Movie review: Daddio

two people in a taxi

The movie Daddio is about two people driving around and talking. More specifically, a young woman (Dakota Johnson) arrives at the airport and gets into the back seat of a yellow taxi. The cab driver (Sean Penn) heads towards Manhattan, and they talk. That’s pretty much it.

The cabbie, Clark, or whoever he wanted to be, is a fairly astute judge of people. As he generates conversation with his last fare of the night, she’s willing to put away her cell phone for a few moments in response. They discuss the nature of romantic relationships, sometimes as a competition.

The critics like it, 77% positive, and the audience response is 86% thumbs up. wrote: “The pair’s conversation only grows in unexpected specificity and fiery intensity from there… While I never fully bought that the two characters would engage as intimately as they do, their conversation still kept me glued to my seat…” While I agree with the latter half, I found strangers in a taxi talking entirely credible.
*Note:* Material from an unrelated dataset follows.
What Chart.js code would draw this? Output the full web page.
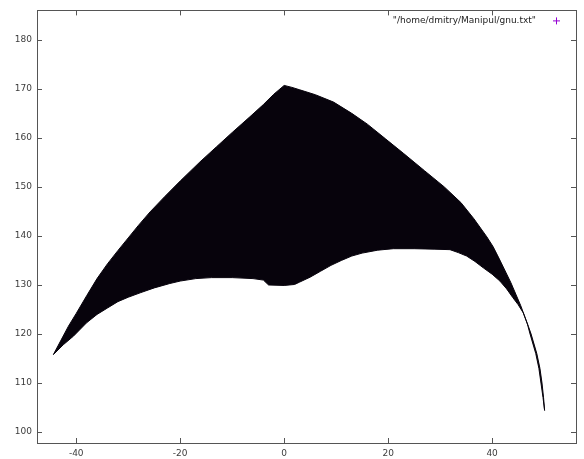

When I used to take the train to Charlotte, NC, and elsewhere regularly, I was initially shocked at what total strangers would share with me.

The cabbie’s motives

Fetters also notes: “Is Clark attracted to her? Does he look at the woman as a daughter? Is he bored and just happy to have someone in his cab willing to chat with him? As for her, does she need this conversation right now? Does Clark spark something inside her that makes her willing to open up to a complete stranger about so many ins and outs happening in her life at the moment?”

But Rex Reed’s negative assessment is NOT wrong. “Every woman I’ve ever known would start looking for an escape from a cabbie who turns as embarrassingly intimate as this one does.” 

This is Christy Hall’s directorial debut and also her first script for the cinema. Dakota Johnson was an executive producer.

In some ways, I wondered how this would play out as a two-person play. It would require something to display what she is surreptitiously texting.  

I think it is a good but not great film. My wife and I saw it on a Tuesday night at the Spectrum Theatre in Albany.